As believers in Christ today, we also are constituted according to what we eat. If we want to be a heavenly people, we need to eat Christ as our heavenly manna. If we want to be overcomers, we need to labor on Christ as our good land. To labor on Christ means to gain Christ as our enjoyment. First, of course, we need to take the land. This requires that we dispossess the “Canaanites.” After possessing Christ as the land, we need to labor on the land. Through our labor something will be produced, and that produce will become our food, our supply. As we eat Christ as this food and enjoy Him, we will be constituted with Him, being made the same as Christ in life and nature. This is what Paul meant when he said, “For to me, to live is Christ” (Phil. 1:21).
This enjoyment of Christ will transform us metabolically and cause us to become Christ’s treasure, His possession. Paul speaks of this in Ephesians 1. In this chapter we first have God’s choosing and predestinating, and then we have Christ’s redeeming. Through the redemption of Christ, we enter into Christ as a particular kind of element, and this element becomes our enjoyment that constitutes us into God’s inheritance.

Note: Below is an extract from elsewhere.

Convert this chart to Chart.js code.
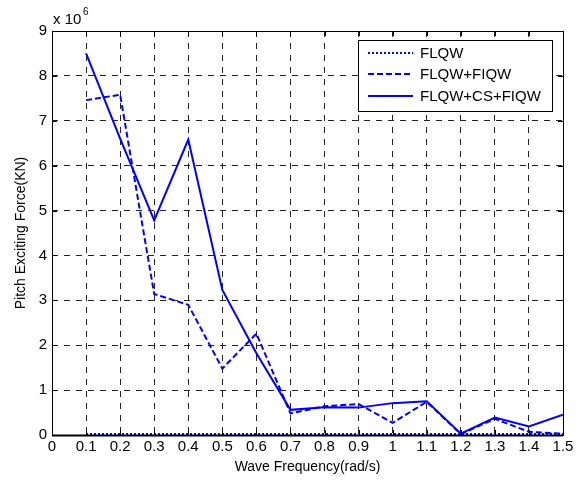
<!DOCTYPE html>
<html>
<head>
<meta charset="utf-8">
<script src="https://cdn.jsdelivr.net/npm/chart.js@4.4.0/dist/chart.umd.min.js"></script>
<style>
  html, body { margin: 0; padding: 0; background: #fff; }
  #wrap { width: 582px; height: 480px; position: relative; }
</style>
</head>
<body>
<div id="wrap"><canvas id="chart" width="582" height="480"></canvas></div>
<script>
// Wave frequency (rad/s)
const frequencies = [0.1, 0.2, 0.3, 0.4, 0.5, 0.6, 0.7, 0.8, 0.9, 1.0, 1.1, 1.2, 1.3, 1.4, 1.5];

// Pitch exciting force, in units of 10^6 KN
const flqw = [0.02, 0.02, 0.02, 0.02, 0.02, 0.02, 0.02, 0.02, 0.02, 0.02, 0.02, 0.02, 0.02, 0.02, 0.02];
const flqwFiqw = [7.46, 7.58, 3.14, 2.9, 1.48, 2.26, 0.48, 0.64, 0.69, 0.27, 0.74, 0.02, 0.36, 0.07, 0.03];
const flqwCsFiqw = [8.5, 6.6, 4.78, 6.58, 3.23, 1.82, 0.56, 0.62, 0.61, 0.71, 0.75, 0.03, 0.39, 0.19, 0.45];

const seriesNames = ['FLQW', 'FLQW+FIQW', 'FLQW+CS+FIQW'];
const seriesDash = [[2, 2], [6, 3], []];

const xTicks = [0, 0.1, 0.2, 0.3, 0.4, 0.5, 0.6, 0.7, 0.8, 0.9, 1, 1.1, 1.2, 1.3, 1.4, 1.5];
const yTicks = [0, 1, 2, 3, 4, 5, 6, 7, 8, 9];

const FONT = 'Arial, "Liberation Sans", sans-serif';
const BLUE = '#0000ff';

function pts(values) {
  return values.map((v, i) => ({ x: frequencies[i], y: v }));
}

// frame, inward ticks, y title, exponent label and legend box (MATLAB look)
const matlabFrame = {
  id: 'matlabFrame',
  afterDraw(chart) {
    const { ctx, chartArea: a, scales } = chart;
    ctx.save();
    ctx.strokeStyle = '#000';
    ctx.lineWidth = 1;
    ctx.setLineDash([]);
    ctx.beginPath();
    xTicks.forEach(t => {
      const x = Math.round(scales.x.getPixelForValue(t)) + 0.5;
      ctx.moveTo(x, a.bottom); ctx.lineTo(x, a.bottom - 5);
      ctx.moveTo(x, a.top); ctx.lineTo(x, a.top + 5);
    });
    yTicks.forEach(t => {
      const y = Math.round(scales.y.getPixelForValue(t)) + 0.5;
      ctx.moveTo(a.left, y); ctx.lineTo(a.left + 5, y);
      ctx.moveTo(a.right, y); ctx.lineTo(a.right - 5, y);
    });
    ctx.stroke();
    ctx.strokeRect(Math.round(a.left) + 0.5, Math.round(a.top) + 0.5,
      Math.round(a.right - a.left), Math.round(a.bottom - a.top));
    // bottom axis line is drawn a bit heavier in the reference
    ctx.lineWidth = 2;
    ctx.beginPath();
    ctx.moveTo(a.left, Math.round(a.bottom) + 0.5);
    ctx.lineTo(a.right, Math.round(a.bottom) + 0.5);
    ctx.stroke();

    // y axis title
    ctx.fillStyle = '#000';
    ctx.font = '14px ' + FONT;
    ctx.textAlign = 'center';
    ctx.textBaseline = 'middle';
    ctx.translate(21, (a.top + a.bottom) / 2);
    ctx.rotate(-Math.PI / 2);
    ctx.fillText('Pitch Exciting Force(KN)', 0, 0);
    ctx.setTransform(1, 0, 0, 1, 0, 0);

    // exponent label
    ctx.textBaseline = 'alphabetic';
    ctx.textAlign = 'left';
    ctx.font = '15px ' + FONT;
    ctx.fillText('x 10', a.left + 1, a.top - 7);
    ctx.font = '10px ' + FONT;
    ctx.fillText('6', a.left + 31, a.top - 16);

    // legend
    const lx = 358, ly = 40, lw = 194, lh = 71;
    ctx.fillStyle = '#fff';
    ctx.fillRect(lx, ly, lw, lh);
    ctx.lineWidth = 1;
    ctx.strokeStyle = '#000';
    ctx.strokeRect(lx + 0.5, ly + 0.5, lw, lh);
    const rows = [53, 74, 96];
    ctx.font = '15px ' + FONT;
    ctx.textBaseline = 'middle';
    seriesNames.forEach((name, i) => {
      ctx.strokeStyle = BLUE;
      ctx.lineWidth = 2;
      ctx.setLineDash(seriesDash[i]);
      ctx.beginPath();
      ctx.moveTo(368, rows[i]);
      ctx.lineTo(413, rows[i]);
      ctx.stroke();
      ctx.setLineDash([]);
      ctx.fillStyle = '#000';
      ctx.fillText(name, 420, rows[i] + 1);
    });
    ctx.restore();
  }
};

const seriesValues = [flqw, flqwFiqw, flqwCsFiqw];

new Chart(document.getElementById('chart'), {
  type: 'line',
  data: {
    datasets: seriesNames.map((name, i) => ({
      label: name,
      data: pts(seriesValues[i]),
      borderColor: BLUE,
      backgroundColor: BLUE,
      borderWidth: 2,
      borderDash: seriesDash[i],
      pointRadius: 0,
      tension: 0,
      fill: false
    }))
  },
  options: {
    responsive: false,
    animation: false,
    devicePixelRatio: 1,
    layout: { padding: { top: 31, right: 19, left: 0, bottom: 0 } },
    plugins: {
      legend: { display: false },
      tooltip: { enabled: false }
    },
    scales: {
      x: {
        type: 'linear',
        min: 0,
        max: 1.5,
        afterBuildTicks(scale) { scale.ticks = xTicks.map(v => ({ value: v })); },
        afterFit(scale) { scale.height = 45; },
        ticks: {
          color: '#000',
          font: { family: FONT, size: 15 },
          maxRotation: 0,
          autoSkip: false,
          padding: 3,
          callback: v => String(Math.round(v * 10) / 10)
        },
        grid: {
          color: '#222',
          lineWidth: 1,
          drawTicks: false
        },
        border: { display: false, dash: [6, 6] },
        title: {
          display: true,
          text: 'Wave Frequency(rad/s)',
          color: '#000',
          font: { family: FONT, size: 14 },
          padding: { top: 0, bottom: 4 }
        }
      },
      y: {
        type: 'linear',
        min: 0,
        max: 9,
        afterBuildTicks(scale) { scale.ticks = yTicks.map(v => ({ value: v })); },
        afterFit(scale) { scale.width = 52; },
        ticks: {
          color: '#000',
          font: { family: FONT, size: 15 },
          padding: 5
        },
        grid: {
          color: '#222',
          lineWidth: 1,
          drawTicks: false
        },
        border: { display: false, dash: [6, 6] },
        title: { display: false }
      }
    }
  },
  plugins: [matlabFrame]
});
</script>
</body>
</html>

First, God comes into us to be our inheritance. When we enjoy Christ, He constitutes us to be God’s inheritance. On the one hand, we have Christ as our good land, as our possession. On the other hand, the enjoyment of this possession constitutes us with Christ, and we thereby become God’s inheritance.
The process of being constituted with Christ to become God’s inheritance is altogether organic. This means that we need to take the all-inclusive Christ as our good land and labor on Him to gain some produce, which will be our organic, transforming food. As we eat this food, we will grow and gradually mature in the divine life. We will be constituted with Christ organically, transformed by Christ as a new element. Then in an organic way we will become God’s inheritance, His treasure and possession.